After ordering, it seemed that we had to wait an excessive amount of time to get our orders, even though the restaurant wasn't busy. When we got them, a pancake was delivered without any accompanying syrup, and it was a while before we could snag the attention of an employee. Whole-wheat toast had been ordered, white delivered. Getting a glass of water and the check posed additional challenges. No wonder the older guys at a nearby table were taking their time, chatting over numerous cups of coffee. They may not have been retirees when they came in, but they were by the time they finished their coffee.
But here's the thing about The Daily Egg that persuaded us to sit back, forget about the time and relax: The food is really, really good.
Take, for example, the Classic Gyro Omelet ($9.79), which may be a fairly common dish in the Greek towns of the Industrial North but a rarity in Las Vegas, where we don't have a surfeit of Greek restaurants that serve breakfast.

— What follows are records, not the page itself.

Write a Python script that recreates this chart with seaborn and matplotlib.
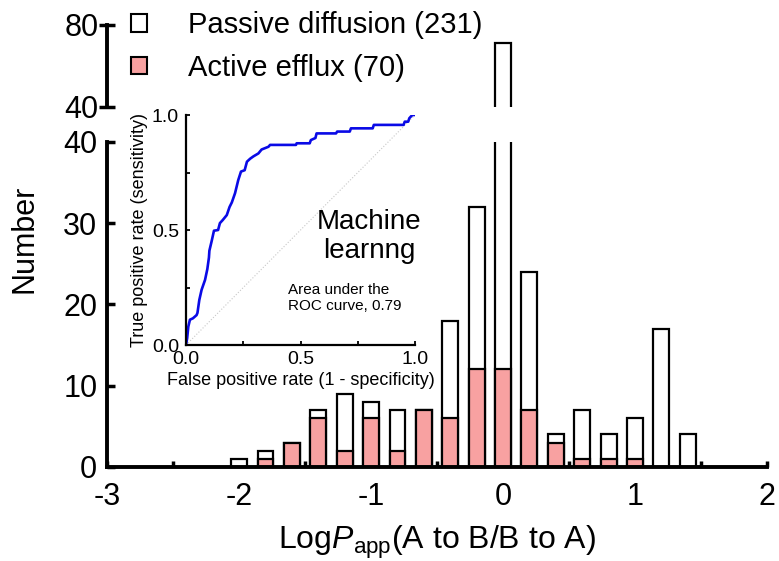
import matplotlib
matplotlib.use("Agg")
import matplotlib.pyplot as plt
import seaborn as sns
import pandas as pd
from matplotlib.patches import Patch

# ---------------- data ----------------
bin_centers = [-2.0, -1.8, -1.6, -1.4, -1.2, -1.0, -0.8, -0.6, -0.4, -0.2,
               0.0, 0.2, 0.4, 0.6, 0.8, 1.0, 1.2, 1.4]
passive = [1, 2, 3, 7, 9, 8, 7, 7, 18, 32, 71, 24, 4, 7, 4, 6, 17, 4]
active = [0, 1, 3, 6, 2, 6, 2, 7, 6, 12, 12, 7, 3, 1, 1, 1, 0, 0]
legend_labels = ["Passive diffusion (231)", "Active efflux (70)"]

roc_fpr = [0.000, 0.005, 0.010, 0.017, 0.030, 0.046, 0.050, 0.058, 0.068, 0.083,
           0.093, 0.100, 0.102, 0.112, 0.122, 0.140, 0.148, 0.160, 0.178, 0.190,
           0.200, 0.214, 0.228, 0.240, 0.256, 0.266, 0.280, 0.294, 0.316, 0.330,
           0.360, 0.367, 0.480, 0.483, 0.540, 0.545, 0.565, 0.570, 0.655, 0.660,
           0.715, 0.720, 0.815, 0.820, 0.950, 0.955, 0.970, 0.975, 0.988, 1.000]
roc_tpr = [0.000, 0.030, 0.080, 0.110, 0.116, 0.130, 0.140, 0.196, 0.240, 0.283,
           0.330, 0.380, 0.410, 0.452, 0.497, 0.500, 0.530, 0.543, 0.565, 0.600,
           0.620, 0.660, 0.717, 0.754, 0.760, 0.797, 0.810, 0.820, 0.833, 0.850,
           0.862, 0.870, 0.870, 0.877, 0.877, 0.891, 0.900, 0.920, 0.920, 0.928,
           0.928, 0.942, 0.942, 0.957, 0.957, 0.971, 0.971, 0.986, 1.000, 1.000]

x_ticks = [-3, -2, -1, 0, 1, 2]
y_ticks_low = [0, 10, 20, 30, 40]
y_ticks_high = [40, 80]
roc_ticks = [0.0, 0.5, 1.0]

PINK = "#F8A1A1"
# --------------------------------------

sns.set_style("ticks")
plt.rcParams["font.family"] = ["Liberation Sans", "DejaVu Sans"]
plt.rcParams["mathtext.fontset"] = "custom"
plt.rcParams["mathtext.rm"] = "Liberation Sans"
plt.rcParams["mathtext.it"] = "Liberation Sans:italic"
for k in ("text.color", "axes.labelcolor", "xtick.color", "ytick.color", "axes.edgecolor"):
    plt.rcParams[k] = "black"

df = pd.DataFrame({"x": bin_centers, "passive": passive, "active": active})
roc = pd.DataFrame({"fpr": roc_fpr, "tpr": roc_tpr})

fig = plt.figure(figsize=(7.79, 5.61), dpi=100)
ax_lo = fig.add_axes([0.1374, 0.1676, 0.8472, 0.5793])
ax_hi = fig.add_axes([0.1374, 0.8093, 0.8472, 0.1462])

for ax in (ax_lo, ax_hi):
    sns.barplot(data=df, x="x", y="passive", native_scale=True, width=0.6,
                color="white", edgecolor="black", linewidth=1.6, saturation=1,
                errorbar=None, ax=ax)
    sns.barplot(data=df, x="x", y="active", native_scale=True, width=0.6,
                color=PINK, edgecolor="black", linewidth=1.6, saturation=1,
                errorbar=None, ax=ax)
    ax.set_xlim(-3, 2)
    ax.set_xlabel("")
    ax.set_ylabel("")
    for s in ("top", "right"):
        ax.spines[s].set_visible(False)
    ax.spines["left"].set_linewidth(2.8)
    ax.spines["bottom"].set_linewidth(2.8)
    ax.patch.set_alpha(0)

ax_lo.set_ylim(0, 40)
ax_lo.set_yticks(y_ticks_low)
ax_lo.set_xticks(x_ticks)
ax_lo.set_xticks([-2.5, -1.5, -0.5, 0.5, 1.5], minor=True)
ax_lo.set_xticklabels([str(t) for t in x_ticks])
ax_lo.tick_params(axis="both", which="major", labelsize=22, width=2.5)
ax_lo.tick_params(axis="y", direction="in", length=6, pad=7)
ax_lo.tick_params(axis="x", which="both", direction="in", length=4.5, width=2.5, pad=11)
ax_lo.set_xlabel(r"Log$\it{P}$$_{\rm{app}}$(A to B/B to A)", fontsize=23, labelpad=8)

ax_hi.set_ylim(40, 80)
ax_hi.set_yticks(y_ticks_high)
ax_hi.spines["bottom"].set_visible(False)
ax_hi.tick_params(axis="x", which="both", bottom=False, labelbottom=False)
ax_hi.tick_params(axis="y", direction="inout", length=12, width=2.5, labelsize=22, pad=0)

fig.text(0.032, 0.575, "Number", rotation=90, fontsize=22, ha="center", va="center")

handles = [Patch(facecolor="white", edgecolor="black", linewidth=1.5),
           Patch(facecolor=PINK, edgecolor="black", linewidth=1.5)]
fig.legend(handles, legend_labels, loc="upper left",
           bbox_to_anchor=(0.165, 0.985), frameon=False, fontsize=21,
           handlelength=0.55, handleheight=0.55, handletextpad=1.4,
           labelspacing=0.5, borderpad=0.1, borderaxespad=0)

# inset ROC
ax_in = fig.add_axes([0.2388, 0.385, 0.294, 0.41])
ax_in.plot([0, 1], [0, 1], color="#c8c8c8", lw=0.8, ls=":")
sns.lineplot(data=roc, x="fpr", y="tpr", sort=False, estimator=None,
             color="#0A0AE6", lw=1.9, ax=ax_in)
ax_in.set_xlim(0, 1)
ax_in.set_ylim(0, 1)
ax_in.set_xticks(roc_ticks)
ax_in.set_yticks(roc_ticks)
ax_in.set_xticks([0.25, 0.75], minor=True)
ax_in.set_yticks([0.25, 0.75], minor=True)
ax_in.set_xticklabels(["0.0", "0.5", "1.0"])
ax_in.set_yticklabels(["0.0", "0.5", "1.0"])
ax_in.tick_params(which="both", direction="in", length=3, width=1.3, labelsize=14)
ax_in.tick_params(axis="x", pad=4)
ax_in.tick_params(axis="y", pad=5)
for s in ("top", "right"):
    ax_in.spines[s].set_visible(False)
for s in ("left", "bottom"):
    ax_in.spines[s].set_linewidth(1.6)
ax_in.patch.set_alpha(0)
ax_in.set_xlabel("False positive rate (1 - specificity)", fontsize=13, labelpad=3)
ax_in.set_ylabel("True positive rate (sensitivity)", fontsize=13, labelpad=3)
ax_in.text(0.80, 0.47, "Machine\nlearnng", fontsize=20, ha="center", va="center",
           linespacing=1.15, transform=ax_in.transAxes)
ax_in.text(0.445, 0.205, "Area under the\nROC curve, 0.79", fontsize=11,
           ha="left", va="center", linespacing=1.15, transform=ax_in.transAxes)

fig.savefig("out.png", dpi=100)
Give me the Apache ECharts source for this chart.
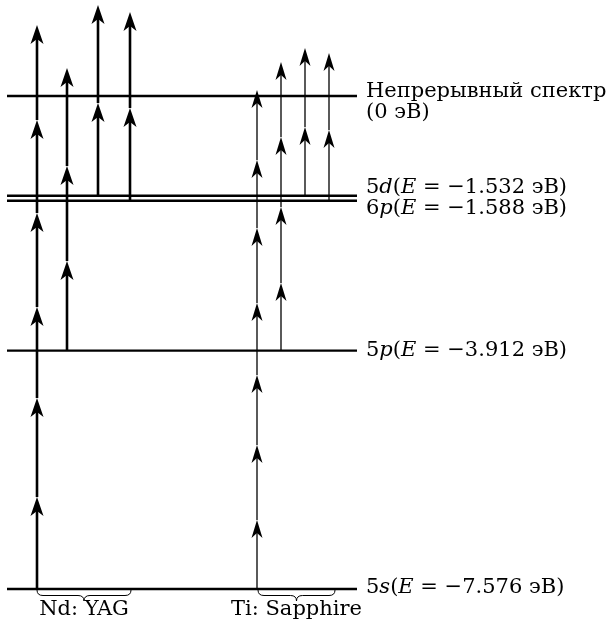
<!DOCTYPE html>
<html><head><meta charset="utf-8">
<script src="https://cdn.jsdelivr.net/npm/echarts@6/dist/echarts.min.js"></script>
<style>html,body{margin:0;padding:0;background:#fff}#c{width:606px;height:630px}</style>
</head><body><div id="c"></div>
<script>
// ---- data ----
// energy levels (eV) as drawn in the diagram
const levelEnergy = [0, -1.532, -1.61, -3.912, -7.576];
const levelOrbitalNum = ['', '5', '6', '5', '5'];
const levelOrbitalLetter = ['', 'd', 'p', 'p', 's'];
const levelValueText = ['(0 эВ)', '−1.532 эВ', '−1.588 эВ', '−3.912 эВ', '−7.576 эВ'];
const continuumName = 'Непрерывный спектр';

// Nd:YAG photon columns: horizontal position, start energy, arrow tip energies
const ndColumnsX = [30, 60, 91, 123];
const ndStart = [-7.576, -3.912, -1.532, -1.61];
const ndTips = [
  [-6.163, -4.641, -3.243, -1.798, -0.369, 1.091],
  [-2.536, -1.076, 0.430],
  [-0.108, 1.399],
  [-0.184, 1.291]
];
// Ti:Sapphire photon columns
const tiColumnsX = [250, 274, 298, 322];
const tiStart = [-7.576, -3.912, -1.532, -1.61];
const tiTips = [
  [-6.516, -5.363, -4.288, -3.181, -2.029, -0.984, 0.092],
  [-2.874, -1.706, -0.630, 0.523],
  [-0.476, 0.738],
  [-0.523, 0.661]
];
const laserNames = ['Nd: YAG', 'Ti: Sapphire'];
const braceRanges = [[30, 124], [251, 328]];

// ---- build ----
function segments(xs, starts, tips) {
  const out = [];
  xs.forEach((x, i) => {
    let prev = starts[i];
    tips[i].forEach(t => { out.push([x, prev, t]); prev = t; });
  });
  return out;
}
const FONT = 'DejaVu Serif';
const FS = 21;
const rich = {
  n: {fontFamily: FONT, fontSize: FS, fill: '#000'},
  i: {fontFamily: FONT, fontSize: FS, fontStyle: 'italic', fill: '#000'}
};
function levelLabel(i) {
  return '{n|' + levelOrbitalNum[i] + '}{i|' + levelOrbitalLetter[i] + '}{n|(}{i|E}{n| = ' + levelValueText[i] + ')}';
}
const labelOffsets = [0, -8, 8, 0, -1];

function arrowRender(lw, hw, hl, notch) {
  return function (params, api) {
    const x = api.value(0);
    const p0 = api.coord([x, api.value(1)]);
    const p1 = api.coord([x, api.value(2)]);
    const tx = p1[0], ty = p1[1];
    return {type: 'group', children: [
      {type: 'line', shape: {x1: p0[0], y1: p0[1], x2: tx, y2: ty + hl * 0.6},
       style: {stroke: '#000', lineWidth: lw}},
      {type: 'polygon', shape: {points: [[tx, ty], [tx + hw / 2, ty + hl], [tx, ty + hl - notch], [tx - hw / 2, ty + hl]]},
       style: {fill: '#000'}}
    ]};
  };
}

const chart = echarts.init(document.getElementById('c'), null, {renderer: 'canvas'});
chart.setOption({
  animation: false,
  grid: {left: 7, top: 4.9, width: 350, height: 611.7},
  xAxis: {type: 'value', min: 0, max: 350, show: false},
  yAxis: {type: 'value', min: -8, max: 1.4, show: false},
  series: [
    { // levels
      type: 'custom', clip: false,
      data: levelEnergy.map(e => [0, e]),
      encode: {x: 0, y: 1},
      renderItem: function (params, api) {
        const e = api.value(1);
        const a = api.coord([0, e]), b = api.coord([350, e]);
        const i = params.dataIndex;
        const children = [{type: 'line', shape: {x1: a[0], y1: a[1], x2: b[0], y2: b[1]},
          style: {stroke: '#000', lineWidth: 2.4}}];
        if (i === 0) {
          children.push({type: 'text', style: {text: continuumName, x: b[0] + 9, y: a[1] - 4,
            verticalAlign: 'middle', fontFamily: FONT, fontSize: FS, fill: '#000'}});
          children.push({type: 'text', style: {text: levelValueText[0], x: b[0] + 9, y: a[1] + 17,
            verticalAlign: 'middle', fontFamily: FONT, fontSize: FS, fill: '#000'}});
        } else {
          children.push({type: 'text', style: {text: levelLabel(i), rich: rich, x: b[0] + 9, y: a[1] + labelOffsets[i],
            verticalAlign: 'middle', fontFamily: FONT, fontSize: FS, fill: '#000'}});
        }
        return {type: 'group', children: children};
      }
    },
    { // Nd:YAG photons
      type: 'custom', clip: false,
      data: segments(ndColumnsX, ndStart, ndTips),
      encode: {x: 0, y: [1, 2]},
      renderItem: arrowRender(2.6, 13, 19, 5)
    },
    { // Ti:Sapphire photons
      type: 'custom', clip: false,
      data: segments(tiColumnsX, tiStart, tiTips),
      encode: {x: 0, y: [1, 2]},
      renderItem: arrowRender(1.3, 11, 18, 5)
    },
    { // braces and laser names
      type: 'custom', clip: false,
      data: braceRanges.map(r => [r[0], r[1], levelEnergy[4]]),
      encode: {x: [0, 1], y: 2},
      renderItem: function (params, api) {
        const a = api.coord([api.value(0), api.value(2)]);
        const b = api.coord([api.value(1), api.value(2)]);
        const y = a[1] + 1, h = 11, r = 6;
        const m = (a[0] + b[0]) / 2;
        const d = 'M' + a[0] + ',' + y +
          ' Q' + a[0] + ',' + (y + h / 2) + ' ' + (a[0] + r) + ',' + (y + h / 2) +
          ' L' + (m - r) + ',' + (y + h / 2) +
          ' Q' + m + ',' + (y + h / 2) + ' ' + m + ',' + (y + h) +
          ' Q' + m + ',' + (y + h / 2) + ' ' + (m + r) + ',' + (y + h / 2) +
          ' L' + (b[0] - r) + ',' + (y + h / 2) +
          ' Q' + b[0] + ',' + (y + h / 2) + ' ' + b[0] + ',' + y;
        return {type: 'group', children: [
          {type: 'path', shape: {pathData: d}, style: {stroke: '#000', fill: null, lineWidth: 1}},
          {type: 'text', style: {text: laserNames[params.dataIndex], x: m, y: a[1] + 21,
            align: 'center', verticalAlign: 'middle', fontFamily: FONT, fontSize: FS, fill: '#000'}}
        ]};
      }
    }
  ]
});
</script></body></html>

The four-egg omelet was surprisingly fluffy, considering it was loaded with gyro meat and served in a cakelike fashion. It also was absolutely loaded with flavor, the characteristic seasonings of the juicy meat augmented by lots of diced tomatoes and just enough chopped onion. The omelet was great on its own, even better when we dipped from the cup of tzatziki sauce, that magical condiment of yogurt, cucumbers, garlic and dill that added a fresh, springlike accent.
Although we were tempted by The Daily Egg's crepes with pastry cream, Belgian waffles and lemon-poppyseed pancakes, we were positively intrigued by the Shawarma Breakfast Pita ($8.79 for chicken, $9.79 for beef), choosing the chicken version. Again, four eggs, and again, they were fluffy, and tucked with the marinated grilled meat into warm pita bread.
But wait! There's more! If prices listed here struck you as a bit on the high side, know that that's because the omelets and combinations served there are large enough to fuel most of us for a day. Each is offered with two side dishes, from which one can choose hash browns, toast, an English muffin, pancakes, cottage cheese or fresh fruit, and our selections revealed still more quirky aspects of The Daily Egg. One is that the toast was comprised of one slice. We're not actually complaining about this because it was still more than we could eat, but it's odd to see one slice of toast when an order is customarily two. And the little packet of butter that accompanied it was melted, which made it really messy when we opened it. On the other hand, the hash browns were crisp, fresh and free of excess oil.
When we asked our server what kind of fruit was available and she just said "mixed" we weren't expecting much, but to our surprise we were served a good-sized bowl containing fresh watermelon, cantaloupe, strawberries, grapes and pineapple.
The "pancakes" was "pancake," but one the size of a dinner plate. And it was a fine example of the pancake art, thickish but extremely fluffy toward the center, more conventional around the edges, and topped with lots of whipped butter. When we asked for the missing syrup and the server offered to bring us a hot pancake if it had gotten cold, he made points that went a long way toward making us forget - or at least forgive - the other service flaws.
And, as I said, so did the food, and in a really big way. I wouldn't recommend that you go to The Daily Egg expecting a standard of service that is anything but, shall we say, relaxed. But I would definitely recommend that you go there for the food.